━━━━━ Available data ━━━━━

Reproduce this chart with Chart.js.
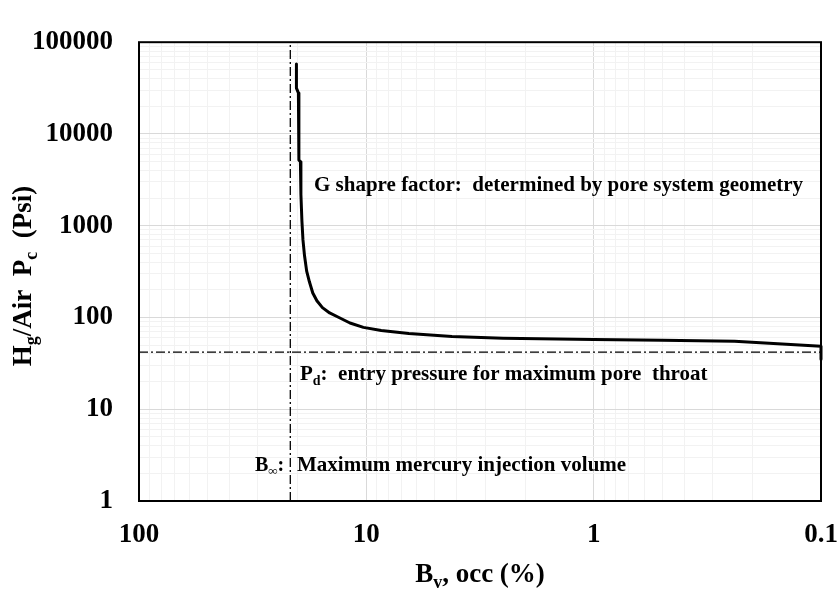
<!DOCTYPE html>
<html>
<head>
<meta charset="utf-8">
<script src="https://cdn.jsdelivr.net/npm/chart.js@4.4.1/dist/chart.umd.min.js"></script>
<style>
html, body { margin: 0; padding: 0; background: #fff; }
#wrap { width: 838px; height: 590px; }
</style>
</head>
<body>
<div id="wrap"><canvas id="pc_chart"></canvas></div>
<script>
// mercury injection curve: B_v (%) against capillary pressure (psi)
var bvPercent = [20.3, 20.3, 19.9, 19.8, 19.5, 19.4, 19.2, 19.0, 18.7, 18.3, 17.8, 17.2, 16.5, 15.6, 14.5, 13.2, 11.8, 10.3, 8.6, 6.5, 4.2, 2.5, 1.0, 0.5, 0.24, 0.1, 0.1];
var pcPsi = [57800, 31600, 28000, 5200, 4980, 2200, 1120, 700, 470, 320, 245, 185, 152, 128, 112, 100, 87, 78, 72, 67, 62, 59.5, 57.5, 56.5, 55, 48.5, 35];

// B-infinity line and Pd line
var bInfX = [21.6, 21.6];
var bInfY = [1, 100000];
var pdX = [100, 0.1];
var pdY = [42, 42];

var xTickLabels = ['100', '10', '1', '0.1'];
var yTickLabels = ['1', '10', '100', '1000', '10000', '100000'];

var serif = "'Times New Roman', 'Liberation Serif', serif";

function toPoints(xs, ys) {
    var pts = [];
    for (var i = 0; i < xs.length; i++) pts.push({ x: xs[i], y: ys[i] });
    return pts;
}

function logTicks(min, max) {
    var out = [];
    for (var e = Math.round(Math.log10(min)); e < Math.round(Math.log10(max)); e++) {
        for (var k = 1; k < 10; k++) out.push({ value: k * Math.pow(10, e) });
    }
    out.push({ value: max });
    return out;
}

function isMajor(v) {
    var l = Math.log10(v);
    return Math.abs(l - Math.round(l)) < 1e-9;
}

function gridColor(ctx) {
    return ctx.tick && isMajor(ctx.tick.value) ? '#d9d9d9' : '#f2f2f2';
}

// draws text made of normal and subscript pieces
function drawParts(ctx, parts, x, y, size, align) {
    var subSize = Math.round(size * 0.65);
    var w = 0;
    parts.forEach(function (p) {
        ctx.font = 'bold ' + (p[1] ? subSize : size) + 'px ' + serif;
        w += ctx.measureText(p[0]).width;
    });
    var cx = align === 'center' ? x - w / 2 : x;
    ctx.textAlign = 'left';
    ctx.textBaseline = 'alphabetic';
    parts.forEach(function (p) {
        ctx.font = 'bold ' + (p[1] ? subSize : size) + 'px ' + serif;
        ctx.fillText(p[0], cx, y + (p[1] ? size * 0.22 : 0));
        cx += ctx.measureText(p[0]).width;
    });
}

var labelsPlugin = {
    id: 'labelsPlugin',
    afterDraw: function (chart) {
        var ctx = chart.ctx;
        var a = chart.chartArea;
        ctx.save();
        ctx.strokeStyle = '#000';
        ctx.lineWidth = 2;
        ctx.strokeRect(a.left, a.top, a.right - a.left, a.bottom - a.top);
        ctx.fillStyle = '#000';

        drawParts(ctx, [['B', 0], ['v', 1], [', occ (%)', 0]], (a.left + a.right) / 2, 582, 27, 'center');

        ctx.save();
        ctx.translate(31, 276);
        ctx.rotate(-Math.PI / 2);
        drawParts(ctx, [['H', 0], ['g', 1], ['/Air  P', 0], ['c', 1], ['  (Psi)', 0]], 0, 0, 27, 'center');
        ctx.restore();

        drawParts(ctx, [['G shapre factor:  determined by pore system geometry', 0]], 314, 191, 21, 'left');
        drawParts(ctx, [['P', 0], ['d', 1], [':  entry pressure for maximum pore  throat', 0]], 300, 380, 21, 'left');
        drawParts(ctx, [['B', 0], ['\u221e', 1], [':', 0]], 255, 471, 20, 'left');
        drawParts(ctx, [['Maximum mercury injection volume', 0]], 297, 471, 21, 'left');
        ctx.restore();
    }
};

new Chart(document.getElementById('pc_chart').getContext('2d'), {
    type: 'scatter',
    data: {
        datasets: [{
            data: toPoints(bvPercent, pcPsi),
            showLine: true,
            borderColor: '#000',
            borderWidth: 3,
            borderJoinStyle: 'round',
            pointRadius: 0,
            tension: 0,
            clip: 4
        }, {
            data: toPoints(bInfX, bInfY),
            showLine: true,
            borderColor: '#000',
            borderWidth: 1.3,
            borderDash: [9, 3, 2, 3],
            pointRadius: 0
        }, {
            data: toPoints(pdX, pdY),
            showLine: true,
            borderColor: '#000',
            borderWidth: 1.3,
            borderDash: [9, 3, 2, 3],
            pointRadius: 0
        }]
    },
    options: {
        responsive: true,
        maintainAspectRatio: false,
        animation: false,
        layout: { padding: { left: 0, top: 24, right: 17, bottom: 0 } },
        plugins: { legend: false, tooltip: { enabled: false } },
        scales: {
            x: {
                type: 'logarithmic',
                reverse: true,
                min: 0.1,
                max: 100,
                afterBuildTicks: function (scale) { scale.ticks = logTicks(0.1, 100); },
                afterFit: function (scale) { scale.height = 89; },
                grid: { color: gridColor, lineWidth: 1, drawTicks: false },
                border: { display: false },
                ticks: {
                    autoSkip: false,
                    maxRotation: 0,
                    padding: 18,
                    color: '#000',
                    font: { family: serif, size: 27, weight: 'bold' },
                    callback: function (value) {
                        var i = xTickLabels.indexOf(String(value));
                        return i >= 0 ? xTickLabels[i] : '';
                    }
                }
            },
            y: {
                type: 'logarithmic',
                min: 1,
                max: 100000,
                afterBuildTicks: function (scale) { scale.ticks = logTicks(1, 100000); },
                afterFit: function (scale) { scale.width = 139; },
                grid: { color: gridColor, lineWidth: 1, drawTicks: false },
                border: { display: false },
                ticks: {
                    autoSkip: false,
                    padding: 26,
                    color: '#000',
                    font: { family: serif, size: 27, weight: 'bold' },
                    callback: function (value) {
                        var i = yTickLabels.indexOf(String(value));
                        return i >= 0 ? yTickLabels[i] : '';
                    }
                }
            }
        }
    },
    plugins: [labelsPlugin]
});
</script>
</body>
</html>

━━━━━

## Task description
Leave out the pictures and output the rest of the material exactly as written.

## Completed exercise
Reproduce this chart with Chart.js.
<!DOCTYPE html>
<html>
<head>
<meta charset="utf-8">
<script src="https://cdn.jsdelivr.net/npm/chart.js@4.4.1/dist/chart.umd.min.js"></script>
<style>
html, body { margin: 0; padding: 0; background: #fff; }
#wrap { width: 838px; height: 590px; }
</style>
</head>
<body>
<div id="wrap"><canvas id="pc_chart"></canvas></div>
<script>
// mercury injection curve: B_v (%) against capillary pressure (psi)
var bvPercent = [20.3, 20.3, 19.9, 19.8, 19.5, 19.4, 19.2, 19.0, 18.7, 18.3, 17.8, 17.2, 16.5, 15.6, 14.5, 13.2, 11.8, 10.3, 8.6, 6.5, 4.2, 2.5, 1.0, 0.5, 0.24, 0.1, 0.1];
var pcPsi = [57800, 31600, 28000, 5200, 4980, 2200, 1120, 700, 470, 320, 245, 185, 152, 128, 112, 100, 87, 78, 72, 67, 62, 59.5, 57.5, 56.5, 55, 48.5, 35];

// B-infinity line and Pd line
var bInfX = [21.6, 21.6];
var bInfY = [1, 100000];
var pdX = [100, 0.1];
var pdY = [42, 42];

var xTickLabels = ['100', '10', '1', '0.1'];
var yTickLabels = ['1', '10', '100', '1000', '10000', '100000'];

var serif = "'Times New Roman', 'Liberation Serif', serif";

function toPoints(xs, ys) {
    var pts = [];
    for (var i = 0; i < xs.length; i++) pts.push({ x: xs[i], y: ys[i] });
    return pts;
}

function logTicks(min, max) {
    var out = [];
    for (var e = Math.round(Math.log10(min)); e < Math.round(Math.log10(max)); e++) {
        for (var k = 1; k < 10; k++) out.push({ value: k * Math.pow(10, e) });
    }
    out.push({ value: max });
    return out;
}

function isMajor(v) {
    var l = Math.log10(v);
    return Math.abs(l - Math.round(l)) < 1e-9;
}

function gridColor(ctx) {
    return ctx.tick && isMajor(ctx.tick.value) ? '#d9d9d9' : '#f2f2f2';
}

// draws text made of normal and subscript pieces
function drawParts(ctx, parts, x, y, size, align) {
    var subSize = Math.round(size * 0.65);
    var w = 0;
    parts.forEach(function (p) {
        ctx.font = 'bold ' + (p[1] ? subSize : size) + 'px ' + serif;
        w += ctx.measureText(p[0]).width;
    });
    var cx = align === 'center' ? x - w / 2 : x;
    ctx.textAlign = 'left';
    ctx.textBaseline = 'alphabetic';
    parts.forEach(function (p) {
        ctx.font = 'bold ' + (p[1] ? subSize : size) + 'px ' + serif;
        ctx.fillText(p[0], cx, y + (p[1] ? size * 0.22 : 0));
        cx += ctx.measureText(p[0]).width;
    });
}

var labelsPlugin = {
    id: 'labelsPlugin',
    afterDraw: function (chart) {
        var ctx = chart.ctx;
        var a = chart.chartArea;
        ctx.save();
        ctx.strokeStyle = '#000';
        ctx.lineWidth = 2;
        ctx.strokeRect(a.left, a.top, a.right - a.left, a.bottom - a.top);
        ctx.fillStyle = '#000';

        drawParts(ctx, [['B', 0], ['v', 1], [', occ (%)', 0]], (a.left + a.right) / 2, 582, 27, 'center');

        ctx.save();
        ctx.translate(31, 276);
        ctx.rotate(-Math.PI / 2);
        drawParts(ctx, [['H', 0], ['g', 1], ['/Air  P', 0], ['c', 1], ['  (Psi)', 0]], 0, 0, 27, 'center');
        ctx.restore();

        drawParts(ctx, [['G shapre factor:  determined by pore system geometry', 0]], 314, 191, 21, 'left');
        drawParts(ctx, [['P', 0], ['d', 1], [':  entry pressure for maximum pore  throat', 0]], 300, 380, 21, 'left');
        drawParts(ctx, [['B', 0], ['\u221e', 1], [':', 0]], 255, 471, 20, 'left');
        drawParts(ctx, [['Maximum mercury injection volume', 0]], 297, 471, 21, 'left');
        ctx.restore();
    }
};

new Chart(document.getElementById('pc_chart').getContext('2d'), {
    type: 'scatter',
    data: {
        datasets: [{
            data: toPoints(bvPercent, pcPsi),
            showLine: true,
            borderColor: '#000',
            borderWidth: 3,
            borderJoinStyle: 'round',
            pointRadius: 0,
            tension: 0,
            clip: 4
        }, {
            data: toPoints(bInfX, bInfY),
            showLine: true,
            borderColor: '#000',
            borderWidth: 1.3,
            borderDash: [9, 3, 2, 3],
            pointRadius: 0
        }, {
            data: toPoints(pdX, pdY),
            showLine: true,
            borderColor: '#000',
            borderWidth: 1.3,
            borderDash: [9, 3, 2, 3],
            pointRadius: 0
        }]
    },
    options: {
        responsive: true,
        maintainAspectRatio: false,
        animation: false,
        layout: { padding: { left: 0, top: 24, right: 17, bottom: 0 } },
        plugins: { legend: false, tooltip: { enabled: false } },
        scales: {
            x: {
                type: 'logarithmic',
                reverse: true,
                min: 0.1,
                max: 100,
                afterBuildTicks: function (scale) { scale.ticks = logTicks(0.1, 100); },
                afterFit: function (scale) { scale.height = 89; },
                grid: { color: gridColor, lineWidth: 1, drawTicks: false },
                border: { display: false },
                ticks: {
                    autoSkip: false,
                    maxRotation: 0,
                    padding: 18,
                    color: '#000',
                    font: { family: serif, size: 27, weight: 'bold' },
                    callback: function (value) {
                        var i = xTickLabels.indexOf(String(value));
                        return i >= 0 ? xTickLabels[i] : '';
                    }
                }
            },
            y: {
                type: 'logarithmic',
                min: 1,
                max: 100000,
                afterBuildTicks: function (scale) { scale.ticks = logTicks(1, 100000); },
                afterFit: function (scale) { scale.width = 139; },
                grid: { color: gridColor, lineWidth: 1, drawTicks: false },
                border: { display: false },
                ticks: {
                    autoSkip: false,
                    padding: 26,
                    color: '#000',
                    font: { family: serif, size: 27, weight: 'bold' },
                    callback: function (value) {
                        var i = yTickLabels.indexOf(String(value));
                        return i >= 0 ? yTickLabels[i] : '';
                    }
                }
            }
        }
    },
    plugins: [labelsPlugin]
});
</script>
</body>
</html>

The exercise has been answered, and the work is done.